I laughed politely. "It means 'friend,' I explained to her. "Most of my friends are black, so I borrow their colloquialisms from time to time out of habit."
She looked down at her coffee and took a drag from her cigarette, not saying anything.
"What?" I asked her.
"Well...I'm a racist."
At first I thought she was making a bad joke, or poorly using sarcasm. I furrowed my brow.
"For real?"
"Yeah. Well, I didn't used to be until I moved to Jackson. I got along just fine with black people in New York and Virginia. But now, it's like I just want to order a pizza over the phone, and I can't even understand what they're saying.

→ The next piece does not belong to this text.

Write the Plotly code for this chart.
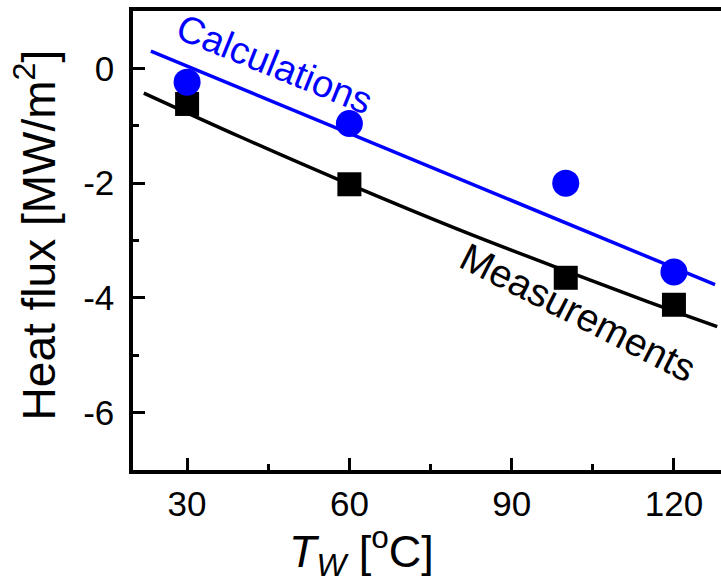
import plotly.graph_objects as go

# Data
temps = [30, 60, 100, 120]
measured = [-0.62, -2.02, -3.65, -4.12]
calculated = [-0.24, -0.96, -2.00, -3.55]

# Fit curves
calc_fit_x = [23.3, 127.6]
calc_fit_y = [0.30, -3.77]
meas_fit_x = [22, 40, 60, 80, 100, 115, 128]
meas_fit_y = [-0.43, -1.20, -2.02, -2.80, -3.53, -4.06, -4.50]

x_tick_vals = [30, 60, 90, 120]
y_tick_vals = [0, -2, -4, -6]
y_tick_text = ["0", "-2", "-4", "-6"]

FONT = "Liberation Sans, Arial, sans-serif"
BLUE = "#0000ff"

fig = go.Figure()
fig.add_trace(go.Scatter(x=calc_fit_x, y=calc_fit_y, mode="lines",
                         line=dict(color=BLUE, width=3.5), showlegend=False))
fig.add_trace(go.Scatter(x=meas_fit_x, y=meas_fit_y, mode="lines",
                         line=dict(color="black", width=3.5, shape="spline"), showlegend=False))
fig.add_trace(go.Scatter(x=temps, y=measured, mode="markers",
                         marker=dict(symbol="square", size=24, color="black"), showlegend=False))
fig.add_trace(go.Scatter(x=temps, y=calculated, mode="markers",
                         marker=dict(symbol="circle", size=27, color=BLUE), showlegend=False))

fig.add_annotation(x=46.1, y=0.07, xref="x", yref="y", text="Calculations",
                   showarrow=False, textangle=22,
                   font=dict(family=FONT, size=38, color=BLUE))
fig.add_annotation(x=102.3, y=-4.26, xref="x", yref="y", text="Measurements",
                   showarrow=False, textangle=27,
                   font=dict(family=FONT, size=39, color="black"))

# Axis titles
fig.add_annotation(x=0.389, y=-0.176, xref="paper", yref="paper",
                   text="<i>T<sub>W</sub></i> [<sup>o</sup>C]", showarrow=False,
                   xanchor="center", yanchor="middle",
                   font=dict(family=FONT, size=45, color="black"))
fig.add_annotation(x=-0.166, y=0.512, xref="paper", yref="paper",
                   text="Heat flux [MW/m<sup>2</sup>]", showarrow=False, textangle=-90,
                   xanchor="center", yanchor="middle",
                   font=dict(family=FONT, size=46, color="black"))

fig.update_layout(
    width=721, height=587,
    margin=dict(l=133, r=0, t=11, b=117),
    plot_bgcolor="white", paper_bgcolor="white",
    font=dict(family=FONT, size=35, color="black"),
)
fig.update_xaxes(
    range=[20, 128.7], tickvals=x_tick_vals,
    showline=True, linecolor="black", linewidth=3.5, mirror=True,
    ticks="inside", ticklen=12, tickwidth=3, tickcolor="black",
    minor=dict(ticks="inside", ticklen=6, tickwidth=3, tickcolor="black", dtick=15, tick0=0),
    showgrid=False, zeroline=False, automargin=False,
    tickfont=dict(size=35), ticklabelstandoff=0,
)
fig.update_yaxes(
    range=[-7, 1], tickvals=y_tick_vals, ticktext=y_tick_text,
    showline=True, linecolor="black", linewidth=3.5, mirror=False,
    ticks="inside", ticklen=12, tickwidth=3, tickcolor="black",
    minor=dict(ticks="inside", ticklen=6, tickwidth=3, tickcolor="black", dtick=1, tick0=0),
    showgrid=False, zeroline=False, automargin=False,
    tickfont=dict(size=35), ticklabelstandoff=8,
)

fig.write_html("out.html", config={"displayModeBar": False},
               post_script="document.body.style.margin='0';")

They're so uneducated, and ignorant. They just make me uncomfortable." She said, matter-of-factly.
I was so stunned by the ugliness of what she just said, and how she felt so comfortable saying it out loud in this town, in the year 2011, to someone she had just met ten minutes ago. I was amazed at someone so open about their racism, even decades after Rosa Parks, Martin Luther King, Medgar Evers, Malcolm X and countless others fought, protested, experienced persecution and brutality just so they could eat at the same restaurants and use the same bathrooms as white people.
After that remark, she wasn't beautiful anymore; she was repulsive. A cold feeling set in my gut. My heart hurt. I was suddenly aware of how chilly it was outside, and how much her cigarette smoke was stinging my nostrils and crawling down my nasal passages into my lungs as I breathed in. It actually made me physically ill to be around her. So I stood up and put on my coat.
"Where are you going?" She asked. "I haven't even told you where my place is yet."
"Sorry, but I'm not going to live with you," I said. "I don't have anything else to say to you."
As I walked away, I noticed she was looking down at the table, her cigarette still in her fingers. Her hand was quivering. I hope she was ashamed about what she had just said.
"Best of luck finding a roommate," I yelled back to her as I climbed into my car. She looked up at me, the surprise in her face still as fresh as it had been a moment ago. "And hey, open your mind a little bit."
With that, I pulled out and drove away. Looking at her in my rearview mirror, I noticed she was still looking down into her coffee with a stunned expression. I don't think she even noticed her cigarette was shedding ashes on the table.
I learned something today.
I learned that you can still be a world-traveling, college-educated, tri-lingual, entreprenurial, multi-faceted human being and still be just as clueless as the village idiot. I learned you can have a classy and beautiful appearance while harboring an ugly, hardened heart on the inside. I learned that someone can have a big brain filled with information and knowledge while keeping it closed off and unused. It doesn't matter who you are, where you came from, or what year it is- racism is still very much alive and prevalent. And we still need to come down on it as hard as we can whenever we encounter it, even if it's a family member, an elder, or a physically attractive well-traveled young woman.
I really do wish her the best of luck finding a new roommate. And I hope the only person she can find to live with her is a patient black woman willing to teach her to open her mind and set aside her prejudices.